Copy all lines of the listing that include the string "this".

## Supplied information
.....
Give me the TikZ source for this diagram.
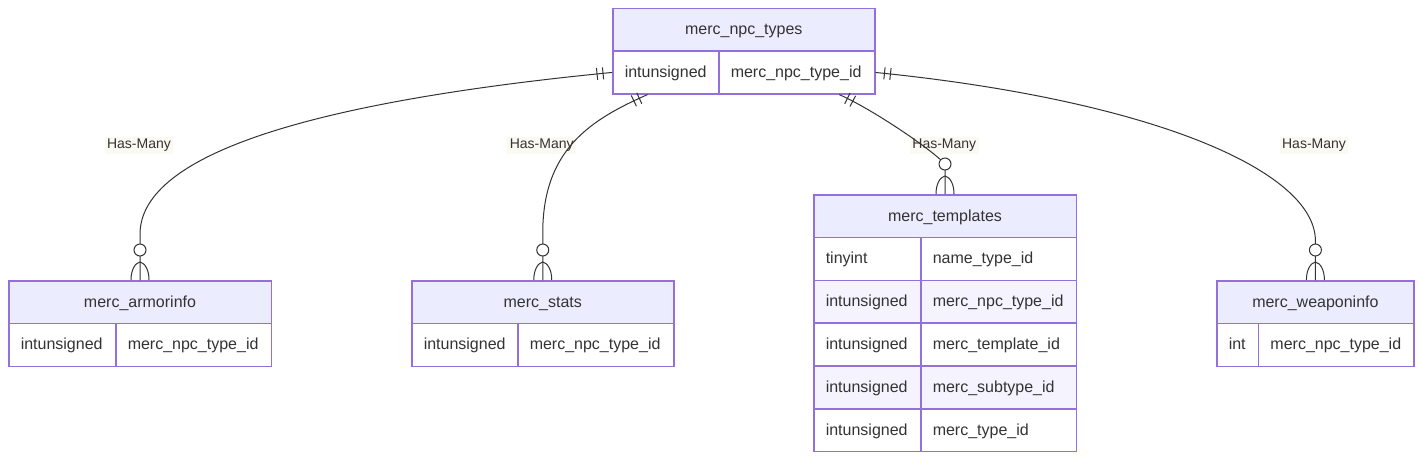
\documentclass[tikz,border=0pt]{standalone}
\usepackage{fontspec}
\setmainfont{Liberation Sans}
\usetikzlibrary{calc,decorations.markings}
\definecolor{erborder}{HTML}{9370DB}
\definecolor{erhead}{HTML}{ECECFF}
\definecolor{eroddrow}{HTML}{FFFFFF}
\definecolor{erevenrow}{HTML}{F4F3FE}
\definecolor{ertext}{HTML}{333333}
\definecolor{erline}{HTML}{333333}
\definecolor{erlabelbg}{HTML}{FAFAF2}
\newcommand\ercell[2]{\hbox to #1{#2\hss}}
\newcommand\erzeromany[1]{%
  \draw[relline, fill=white] ($(#1)+(0,-30)$) circle[radius=6pt];
  \draw[relline] ($(#1)+(-9,0)$) .. controls ($(#1)+(-9,-10)$) and ($(#1)+(-5,-17)$) .. ($(#1)+(0,-18)$)
     .. controls ($(#1)+(5,-17)$) and ($(#1)+(9,-10)$) .. ($(#1)+(9,0)$);
}
\tikzset{
  entityhead/.style={draw=erborder, line width=1.5pt, fill=erhead, minimum width=#1, minimum height=42.8pt,
    inner sep=0pt, anchor=north west, text=ertext, font=\fontsize{16}{19}\selectfont, text height=12.5pt, text depth=2.5pt},
  attrcell/.style={draw=erborder, line width=1.5pt, fill=eroddrow, inner xsep=12pt, inner ysep=0pt,
    minimum height=42.8pt, anchor=north west, text=ertext, font=\fontsize{16}{19}\selectfont,
    text height=12.5pt, text depth=2.5pt},
  evenrow/.style={fill=erevenrow},
  rellabel/.style={fill=erlabelbg, text=ertext, font=\fontsize{14}{17}\selectfont, inner xsep=2.5pt,
    inner ysep=2pt, text height=10pt, text depth=3pt},
  relline/.style={draw=erline, line width=1pt},
  onlyone/.style={postaction={decorate, decoration={markings,
    mark=at position 9pt with {\draw[erline, line width=1pt] (0pt,-6pt)--(0pt,6pt);},
    mark=at position 15pt with {\draw[erline, line width=1pt] (0pt,-6pt)--(0pt,6pt);}}}}
}
\begin{document}
\begin{tikzpicture}[x=1pt,y=-1pt]
\useasboundingbox[fill=white] (0,0) rectangle (1421,459);

% merc_npc_types
\node[entityhead=262pt] (th) at (612,7.5) {merc\_npc\_types};
\node[attrcell] (ta1) at (612,50.3) {\ercell{82pt}{intunsigned}};
\node[attrcell] (tb1) at (718,50.3) {\ercell{132pt}{merc\_npc\_type\_id}};

% merc_armorinfo
\node[entityhead=262.5pt] (ah) at (8,280) {merc\_armorinfo};
\node[attrcell] (aa1) at (8,322.8) {\ercell{83pt}{intunsigned}};
\node[attrcell] (ab1) at (115,322.8) {\ercell{131.5pt}{merc\_npc\_type\_id}};

% merc_stats
\node[entityhead=262pt] (sh) at (411,280) {merc\_stats};
\node[attrcell] (sa1) at (411,322.8) {\ercell{82pt}{intunsigned}};
\node[attrcell] (sb1) at (517,322.8) {\ercell{132pt}{merc\_npc\_type\_id}};

% merc_templates
\node[entityhead=262.5pt] (mh) at (813,194) {merc\_templates};
\node[attrcell] (ma1) at (813,236.8) {\ercell{83pt}{tinyint}};
\node[attrcell] (mb1) at (920,236.8) {\ercell{131.5pt}{name\_type\_id}};
\node[attrcell, evenrow] (ma2) at (813,279.6) {\ercell{83pt}{intunsigned}};
\node[attrcell, evenrow] (mb2) at (920,279.6) {\ercell{131.5pt}{merc\_npc\_type\_id}};
\node[attrcell] (ma3) at (813,322.4) {\ercell{83pt}{intunsigned}};
\node[attrcell] (mb3) at (920,322.4) {\ercell{131.5pt}{merc\_template\_id}};
\node[attrcell, evenrow] (ma4) at (813,365.2) {\ercell{83pt}{intunsigned}};
\node[attrcell, evenrow] (mb4) at (920,365.2) {\ercell{131.5pt}{merc\_subtype\_id}};
\node[attrcell] (ma5) at (813,408) {\ercell{83pt}{intunsigned}};
\node[attrcell] (mb5) at (920,408) {\ercell{131.5pt}{merc\_type\_id}};

% merc_weaponinfo
\node[entityhead=197.3pt] (wh) at (1216,280) {merc\_weaponinfo};
\node[attrcell] (wa1) at (1216,322.8) {\ercell{17.7pt}{int}};
\node[attrcell] (wb1) at (1257.7,322.8) {\ercell{131.6pt}{merc\_npc\_type\_id}};

% relationship labels
\node[rellabel] (l1) at (139,145) {Has-Many};
\node[rellabel] (l2) at (541.7,145) {Has-Many};
\node[rellabel] (l3) at (944.3,145) {Has-Many};
\node[rellabel] (l4) at (1314,145) {Has-Many};

% relationships
\draw[relline, onlyone] (ta1.west) .. controls (330,100) and (139,150) .. ($(ah.north)+(0,-45)$) -- (ah.north);
\draw[relline, onlyone] ($(ta1.south west)!0.33!(ta1.south east)$) .. controls (590,120) and (542,150) .. ($(sh.north)+(0,-45)$) -- (sh.north);
\draw[relline, onlyone] ($(tb1.south west)!0.77!(tb1.south east)$) .. controls (870,108) and (930,148) .. ($(mh.north)+(0,-30)$) -- (mh.north);
\draw[relline, onlyone] (tb1.east) .. controls (1150,100) and (1314,170) .. ($(wh.north)+(0,-40)$) -- (wh.north);

\erzeromany{ah.north}
\erzeromany{sh.north}
\erzeromany{mh.north}
\erzeromany{wh.north}
\end{tikzpicture}
\end{document}
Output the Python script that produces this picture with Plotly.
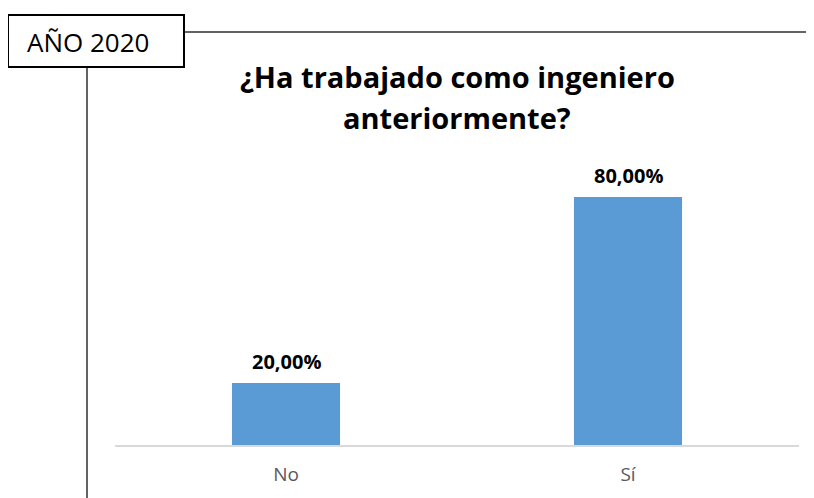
.....
## Solution
Give me the TikZ source for this diagram.
Output the Python script that produces this picture with Plotly.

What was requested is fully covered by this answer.